BU YAPILAR DEPREMİ KALDIRMAZ
Şube Başkanımız Cemal GÖKÇE`nin 16 Ağustos 2014 tarihli `Cumhuriyet Gazetesi`nde yayımlanan haberi
Eklenme Tarihi: 22/08/2014
BU YAPILAR DEPREMİ KALDIRMAZ
İnşaat Mühendisleri Odası, 17 Ağustos depreminin 15. yılında İstanbul`un durumunu masaya yatırdı. Oda Başkanı Gökçe, kentteki binaların depreme dayanmasının mümkün olmadığını söyledi. İstanbul Haber Servisi - İnşaat Mühendisleri Odası İstanbul Şubesi, 17 Ağustos 1999 Gölcük merkezli 7.4 büyüklüğündeki depremin 15. yılında İstanbul`un durumunu değerlendirdi. Şube Başkanı Cemal Gökçe, İstanbul`daki binaların deprem güvenliğinin olmadığını vurguladı. İnşaat Mühendisleri Odası İstanbul Şube Başkanı Cemal Gökçe, düzenlediği değerlendirme toplantısında 17 Ağustos depreminin İstanbul`a 110 km. uzaklıkta meydana gelmesine karşın 30 bin binaya hasar verdiğini, 32`si Avcılar`da 50 binanın yıkıldığını belirtti. "Oysa 17 Ağustos İstanbul depremi değildi" diyen Gökçe, beklenen İstanbul merkezli depremde kentin daha büyük hasar göreceğini kaydetti.

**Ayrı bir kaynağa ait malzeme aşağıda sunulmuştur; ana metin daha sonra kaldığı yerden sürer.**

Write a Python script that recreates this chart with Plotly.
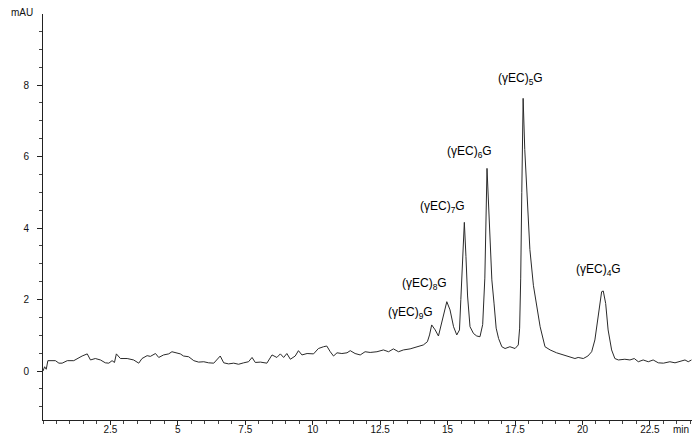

Gökçe, Türkiye`de binaların deprem olmadan bile yıkıldığını ifade ederek "Bu yapıların deprem yükünü kaldırma şansı yok. Maalesef arazi rantı ile ülkenin siyasi finanse ediliyor. Bu yüzden yık-yap anlayışı hakim" dedi. 2007 Deprem Yönetmeliği`nin önemli bir kısmının binaların güçlendirilmesi ile ilgili olduğunu aktaran Gökçe, "Yönetmelik güçlendirmenin önemine işaret ediyor ama bugün müteahhit bakışıyla sadece yıkım yapılıyor. Burada mimar ve mühendis bakışı yok. Müteahhit bakışı ise sürdürülemez. Yık-yap anlayışı İstanbul`u ve kaynaklarını tüketiyor. Güçlendirme ve onarımda sınıfta kaldık" diye konuştu. Çadıra yer yok Cemal Gökçe, depremden hemen sonra 1999-2002 yılları arasında İstanbul Valiliği tarafından 310`u kesinleşmiş toplam 470 adet toplanma ve çadır yeri belirlendiğini anımsatarak bugün bu alanların dörtte üçünün yapılaştığına dikkat çekti. Kentsel dönüşüm yasasını da eleştiren Gökçe, "Deprem bahane edilerek yeni bir rant düzeni yaratıldı. 2000 yılından sonra kentsel dönüşüm yeni zenginler yaratmanın yolu olarak görüldü. Geldiğimiz noktada İstanbul 1999 yılından daha iyi daha iç açıcı durumda değil" dedi.